With surgical precision, Danny Burns guides his chainsaw over a block of pine, cutting here and there, and sending wood chips flying. Within minutes, a figure starts to take shape. Burns calls himself a “chainsaw artist,” telling Inside Edition Digital, “I make people smile and I make wooden objects.”
His technique is a simple matter of geometry, he said. “I do one triangle at a time, which sounds kind of odd, but you put enough triangles together and you can make just about anything in life.”
The garrulous Maine-based artist favors local pine. “It's malleable, light, easy to use, will last forever if you take care of it.” That medium also gives his work a ‘rootedness,’ he added. “There's a little bit of history behind it. I know where it's coming from.”
Burns studied art in college, and worked in the restaurant industry before having a career epiphany a dozen years ago. “I was in the backyard one afternoon and I was just like, ‘Oh, look what I could do with this.’ I made a bear. I made another bear. I sold those bears, made some more bears, and it's skyrocketed since.”

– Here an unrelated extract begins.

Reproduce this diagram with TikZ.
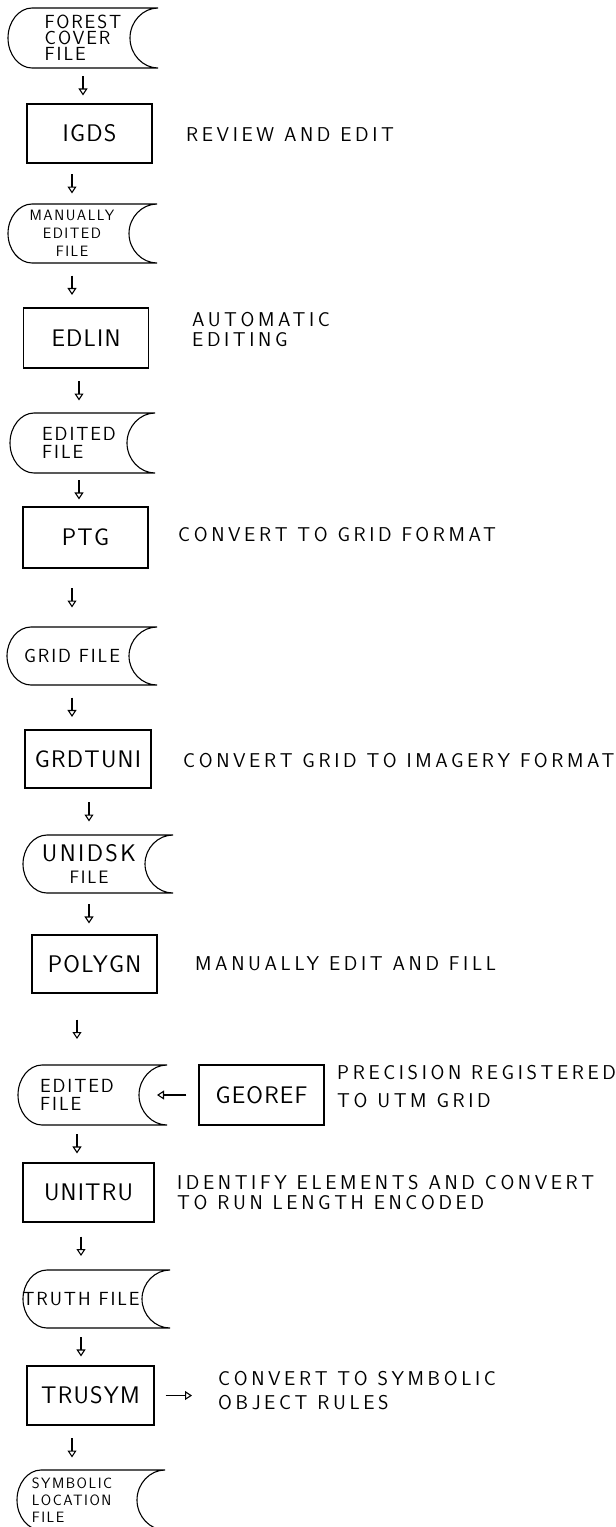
\documentclass[tikz,border=0pt]{standalone}
\usepackage{fontspec}
\newfontfamily\notefont{lmsans17-regular.otf}[LetterSpace=18]
\newfontfamily\procfont{lmsans17-regular.otf}[LetterSpace=5]
\newfontfamily\filefont{lmsans17-regular.otf}[LetterSpace=10]
\usepackage{tikz}
\usetikzlibrary{arrows.meta, calc}

\newcommand\storedfile[3]{%
  \coordinate (#1-notch) at ($(#1.center)+(#3-28,0)$);
  \draw [fileline] ($(#1.north)+(-#2+24,0)$) -- ($(#1.north)+(#3,0)$)
    .. controls ($(#1.north)+(#3-15,0)$) and ($(#1.center)!0.55!(#1.north)+(#3-28,0)$) .. (#1-notch)
    .. controls ($(#1.center)!0.55!(#1.south)+(#3-28,0)$) and ($(#1.south)+(#3-15,0)$) .. ($(#1.south)+(#3,0)$)
    -- ($(#1.south)+(-#2+24,0)$)
    .. controls ($(#1.south)+(-#2+11,0)$) and ($(#1.center)!0.55!(#1.south)+(-#2,0)$) .. ($(#1.center)+(-#2,0)$)
    .. controls ($(#1.center)!0.55!(#1.north)+(-#2,0)$) and ($(#1.north)+(-#2+11,0)$) .. cycle;
}

\begin{document}
\begin{tikzpicture}[
    x=1pt, y=-1pt,
    procnode/.style={rectangle, draw, line width=1.1pt, minimum width=125pt, minimum height=59pt, inner sep=0pt, font=\procfont\fontsize{24}{25}\selectfont},
    filenode/.style={rectangle, inner sep=0pt, outer sep=0pt, minimum height=59pt, align=left, font=\filefont\fontsize{19}{18}\selectfont},
    notenode/.style={anchor=west, inner sep=0pt, align=left, font=\notefont\fontsize{20}{20}\selectfont},
    fileline/.style={line width=1.1pt},
    line/.style={draw, line width=1.1pt, -{Triangle[open, length=7pt, width=9pt]}}
]

    \useasboundingbox (0,0) rectangle (616,1527);

    \node [filenode, minimum height=60pt, font=\filefont\fontsize{19}{16}\selectfont] (forest) at (83,38) {FOREST\\COVER\\FILE};
    \node [procnode] (igds) at (89.5,133.5) {IGDS};
    \node [notenode] (igdsnote) at (186,135) {REVIEW AND EDIT};

    \node [filenode, align=center, font=\filefont\fontsize{15}{18}\selectfont] (manual) at (72,233.5) {MANUALLY\\EDITED\\FILE};
    \node [procnode, minimum height=60pt] (edlin) at (86,338) {EDLIN};
    \node [notenode] (edlinnote) at (192,329) {AUTOMATIC\\EDITING};

    \node [filenode, minimum height=60pt] (edited) at (79,443) {EDITED\\FILE};
    \node [procnode, minimum height=61pt] (ptg) at (85.5,537.5) {PTG};
    \node [notenode] (ptgnote) at (178,535) {CONVERT TO GRID FORMAT};

    \node [filenode, minimum height=58pt] (grid) at (72,656) {GRID FILE};
    \node [procnode, minimum width=126pt, minimum height=58pt] (grdtuni) at (88,759) {GRDTUNI};
    \node [notenode] (grdtuninote) at (183,761) {CONVERT GRID TO IMAGERY FORMAT};

    \node [filenode, minimum height=58pt, align=center, font=\filefont\fontsize{24}{22}\selectfont] (unidsk) at (89,864) {UNIDSK\\{\fontsize{18}{18}\selectfont FILE}};
    \node [procnode, minimum height=58pt] (polygn) at (94.5,964) {POLYGN};
    \node [notenode] (polygnnote) at (195,964) {MANUALLY EDIT AND FILL};

    \node [filenode, minimum height=60pt] (edited2) at (77,1095) {EDITED\\FILE};
    \node [procnode, minimum height=60pt] (georef) at (261.5,1095) {GEOREF};
    \node [notenode, font=\notefont\fontsize{20}{28}\selectfont] (georefnote) at (337,1087) {PRECISION REGISTERED\\TO UTM GRID};

    \node [procnode, minimum width=131pt] (unitru) at (88.5,1192.5) {UNITRU};
    \node [notenode] (unitrunote) at (177,1193) {IDENTIFY ELEMENTS AND CONVERT\\TO RUN LENGTH ENCODED};

    \node [filenode, minimum height=58pt] (truth) at (81,1299) {TRUTH FILE};
    \node [procnode, minimum width=127pt] (trusym) at (90.5,1395.5) {TRUSYM};
    \node [notenode, font=\notefont\fontsize{20}{24}\selectfont] (trusymnote) at (218,1391) {CONVERT TO SYMBOLIC\\OBJECT RULES};

    \node [filenode, minimum height=60pt, font=\filefont\fontsize{15}{17}\selectfont] (symbolic) at (72,1500) {SYMBOLIC\\LOCATION\\FILE};

    \storedfile{forest}{75}{75}
    \storedfile{manual}{64}{85}
    \storedfile{edited}{69}{76}
    \storedfile{grid}{65}{85}
    \storedfile{unidsk}{66}{84}
    \storedfile{edited2}{59}{90}
    \storedfile{truth}{58}{89}
    \storedfile{symbolic}{55}{93}

    \draw [line, shorten <=8pt, shorten >=8pt] (forest.south) -- (forest.south |- igds.north);
    \draw [line, shorten <=10.5pt, shorten >=10.5pt] (igds.south -| manual.north) -- (manual.north);
    \draw [line, shorten <=12.5pt, shorten >=12.5pt] (manual.south) -- (manual.south |- edlin.north);
    \draw [line, shorten <=12.5pt, shorten >=12.5pt] (edlin.south -| edited.north) -- (edited.north);
    \draw [line, shorten <=7pt, shorten >=7pt] (edited.south) -- (edited.south |- ptg.north);
    \draw [line, shorten <=19.5pt, shorten >=19.5pt] (ptg.south -| grid.north) -- (grid.north);
    \draw [line, shorten <=12.5pt, shorten >=12.5pt] (grid.south) -- (grid.south |- grdtuni.north);
    \draw [line, shorten <=13.5pt, shorten >=13.5pt] (grdtuni.south -| unidsk.north) -- (unidsk.north);
    \draw [line, shorten <=11pt, shorten >=11pt] (unidsk.south) -- (unidsk.south |- polygn.north);
    \draw [line, shorten <=26pt, shorten >=26pt] (polygn.south -| edited2.north) -- (edited2.north);
    \draw [line, shorten <=9pt, shorten >=9pt] (edited2.south) -- (edited2.south |- unitru.north);
    \draw [line, shorten <=14pt, shorten >=14pt] (unitru.south -| truth.north) -- (truth.north);
    \draw [line, shorten <=9pt, shorten >=9pt] (truth.south) -- (truth.south |- trusym.north);
    \draw [line, shorten <=12.5pt, shorten >=12.5pt] (trusym.south -| symbolic.north) -- (symbolic.north);

    \draw [line, shorten <=12pt, shorten >=18pt] (georef.west) -- (edited2-notch);
    \draw [line, shorten <=11pt, shorten >=26pt] (trusym.east) -- (trusym.east -| trusymnote.west);

\end{tikzpicture}
\end{document}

Bears remain a favorite subject — Burns named his business BurnsBears — but his oeuvre includes cardinals, eagles and other figures inspired by his rustic setting. During his recent residency at the Windsor Fair in central Maine, Burns crafted a life-sized owl sculpture in under ten minutes.
“It’s the coolest thing in the world, to take a block of wood and turn it into something with a chainsaw. Historically so rough and tough and outdoors and crazy, and I make something so soft with it.”